— Start PROVIDED MATERIAL —

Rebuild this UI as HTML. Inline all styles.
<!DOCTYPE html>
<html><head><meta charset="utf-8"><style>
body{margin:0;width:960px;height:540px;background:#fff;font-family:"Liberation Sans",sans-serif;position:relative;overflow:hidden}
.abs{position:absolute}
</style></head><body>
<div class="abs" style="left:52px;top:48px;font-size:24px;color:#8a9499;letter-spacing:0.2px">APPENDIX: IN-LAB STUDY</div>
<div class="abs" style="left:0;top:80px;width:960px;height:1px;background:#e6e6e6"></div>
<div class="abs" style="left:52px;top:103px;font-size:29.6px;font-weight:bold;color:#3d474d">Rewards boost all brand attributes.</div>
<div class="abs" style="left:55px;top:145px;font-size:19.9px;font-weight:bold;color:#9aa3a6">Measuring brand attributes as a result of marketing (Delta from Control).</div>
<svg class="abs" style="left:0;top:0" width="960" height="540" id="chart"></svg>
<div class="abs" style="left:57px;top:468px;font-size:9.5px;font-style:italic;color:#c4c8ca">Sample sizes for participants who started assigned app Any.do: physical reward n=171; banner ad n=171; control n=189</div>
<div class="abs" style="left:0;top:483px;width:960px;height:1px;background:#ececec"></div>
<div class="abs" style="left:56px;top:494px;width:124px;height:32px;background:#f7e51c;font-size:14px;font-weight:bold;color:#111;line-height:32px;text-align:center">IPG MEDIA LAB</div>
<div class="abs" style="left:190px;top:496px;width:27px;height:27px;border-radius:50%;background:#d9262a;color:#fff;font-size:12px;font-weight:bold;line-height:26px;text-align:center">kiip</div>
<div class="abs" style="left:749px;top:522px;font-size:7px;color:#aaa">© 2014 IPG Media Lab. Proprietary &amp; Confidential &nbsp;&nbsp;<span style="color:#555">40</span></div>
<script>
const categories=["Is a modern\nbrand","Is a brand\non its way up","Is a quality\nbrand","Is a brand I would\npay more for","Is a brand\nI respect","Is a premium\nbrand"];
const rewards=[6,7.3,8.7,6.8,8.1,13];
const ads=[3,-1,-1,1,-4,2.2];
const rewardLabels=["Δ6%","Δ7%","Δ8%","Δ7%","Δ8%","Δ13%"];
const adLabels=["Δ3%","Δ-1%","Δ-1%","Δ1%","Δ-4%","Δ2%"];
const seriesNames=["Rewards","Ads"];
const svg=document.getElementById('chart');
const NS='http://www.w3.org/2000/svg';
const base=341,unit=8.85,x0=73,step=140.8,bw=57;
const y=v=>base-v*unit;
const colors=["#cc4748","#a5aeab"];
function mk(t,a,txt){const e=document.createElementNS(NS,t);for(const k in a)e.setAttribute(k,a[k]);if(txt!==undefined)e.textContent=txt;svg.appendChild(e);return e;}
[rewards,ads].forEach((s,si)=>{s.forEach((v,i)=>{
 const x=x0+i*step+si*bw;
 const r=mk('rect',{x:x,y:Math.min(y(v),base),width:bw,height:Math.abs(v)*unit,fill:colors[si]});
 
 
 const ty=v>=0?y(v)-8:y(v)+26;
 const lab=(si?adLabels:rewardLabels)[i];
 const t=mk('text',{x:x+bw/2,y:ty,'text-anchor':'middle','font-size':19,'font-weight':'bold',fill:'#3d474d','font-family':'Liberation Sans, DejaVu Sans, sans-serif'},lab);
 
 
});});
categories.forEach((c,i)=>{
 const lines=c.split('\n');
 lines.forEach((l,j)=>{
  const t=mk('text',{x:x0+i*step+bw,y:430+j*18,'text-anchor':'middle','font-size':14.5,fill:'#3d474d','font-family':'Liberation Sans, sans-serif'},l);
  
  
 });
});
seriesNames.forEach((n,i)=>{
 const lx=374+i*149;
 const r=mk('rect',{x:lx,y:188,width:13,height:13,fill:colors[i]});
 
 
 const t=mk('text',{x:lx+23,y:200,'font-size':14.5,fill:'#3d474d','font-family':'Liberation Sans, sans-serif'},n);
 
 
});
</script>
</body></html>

— End PROVIDED MATERIAL —

From the listing above, reproduce all the lines exactly.

SOLUTION FOR THIS PROBLEM:
Rebuild this UI as HTML. Inline all styles.
<!DOCTYPE html>
<html><head><meta charset="utf-8"><style>
body{margin:0;width:960px;height:540px;background:#fff;font-family:"Liberation Sans",sans-serif;position:relative;overflow:hidden}
.abs{position:absolute}
</style></head><body>
<div class="abs" style="left:52px;top:48px;font-size:24px;color:#8a9499;letter-spacing:0.2px">APPENDIX: IN-LAB STUDY</div>
<div class="abs" style="left:0;top:80px;width:960px;height:1px;background:#e6e6e6"></div>
<div class="abs" style="left:52px;top:103px;font-size:29.6px;font-weight:bold;color:#3d474d">Rewards boost all brand attributes.</div>
<div class="abs" style="left:55px;top:145px;font-size:19.9px;font-weight:bold;color:#9aa3a6">Measuring brand attributes as a result of marketing (Delta from Control).</div>
<svg class="abs" style="left:0;top:0" width="960" height="540" id="chart"></svg>
<div class="abs" style="left:57px;top:468px;font-size:9.5px;font-style:italic;color:#c4c8ca">Sample sizes for participants who started assigned app Any.do: physical reward n=171; banner ad n=171; control n=189</div>
<div class="abs" style="left:0;top:483px;width:960px;height:1px;background:#ececec"></div>
<div class="abs" style="left:56px;top:494px;width:124px;height:32px;background:#f7e51c;font-size:14px;font-weight:bold;color:#111;line-height:32px;text-align:center">IPG MEDIA LAB</div>
<div class="abs" style="left:190px;top:496px;width:27px;height:27px;border-radius:50%;background:#d9262a;color:#fff;font-size:12px;font-weight:bold;line-height:26px;text-align:center">kiip</div>
<div class="abs" style="left:749px;top:522px;font-size:7px;color:#aaa">© 2014 IPG Media Lab. Proprietary &amp; Confidential &nbsp;&nbsp;<span style="color:#555">40</span></div>
<script>
const categories=["Is a modern\nbrand","Is a brand\non its way up","Is a quality\nbrand","Is a brand I would\npay more for","Is a brand\nI respect","Is a premium\nbrand"];
const rewards=[6,7.3,8.7,6.8,8.1,13];
const ads=[3,-1,-1,1,-4,2.2];
const rewardLabels=["Δ6%","Δ7%","Δ8%","Δ7%","Δ8%","Δ13%"];
const adLabels=["Δ3%","Δ-1%","Δ-1%","Δ1%","Δ-4%","Δ2%"];
const seriesNames=["Rewards","Ads"];
const svg=document.getElementById('chart');
const NS='http://www.w3.org/2000/svg';
const base=341,unit=8.85,x0=73,step=140.8,bw=57;
const y=v=>base-v*unit;
const colors=["#cc4748","#a5aeab"];
function mk(t,a,txt){const e=document.createElementNS(NS,t);for(const k in a)e.setAttribute(k,a[k]);if(txt!==undefined)e.textContent=txt;svg.appendChild(e);return e;}
[rewards,ads].forEach((s,si)=>{s.forEach((v,i)=>{
 const x=x0+i*step+si*bw;
 const r=mk('rect',{x:x,y:Math.min(y(v),base),width:bw,height:Math.abs(v)*unit,fill:colors[si]});
 
 
 const ty=v>=0?y(v)-8:y(v)+26;
 const lab=(si?adLabels:rewardLabels)[i];
 const t=mk('text',{x:x+bw/2,y:ty,'text-anchor':'middle','font-size':19,'font-weight':'bold',fill:'#3d474d','font-family':'Liberation Sans, DejaVu Sans, sans-serif'},lab);
 
 
});});
categories.forEach((c,i)=>{
 const lines=c.split('\n');
 lines.forEach((l,j)=>{
  const t=mk('text',{x:x0+i*step+bw,y:430+j*18,'text-anchor':'middle','font-size':14.5,fill:'#3d474d','font-family':'Liberation Sans, sans-serif'},l);
  
  
 });
});
seriesNames.forEach((n,i)=>{
 const lx=374+i*149;
 const r=mk('rect',{x:lx,y:188,width:13,height:13,fill:colors[i]});
 
 
 const t=mk('text',{x:lx+23,y:200,'font-size':14.5,fill:'#3d474d','font-family':'Liberation Sans, sans-serif'},n);
 
 
});
</script>
</body></html>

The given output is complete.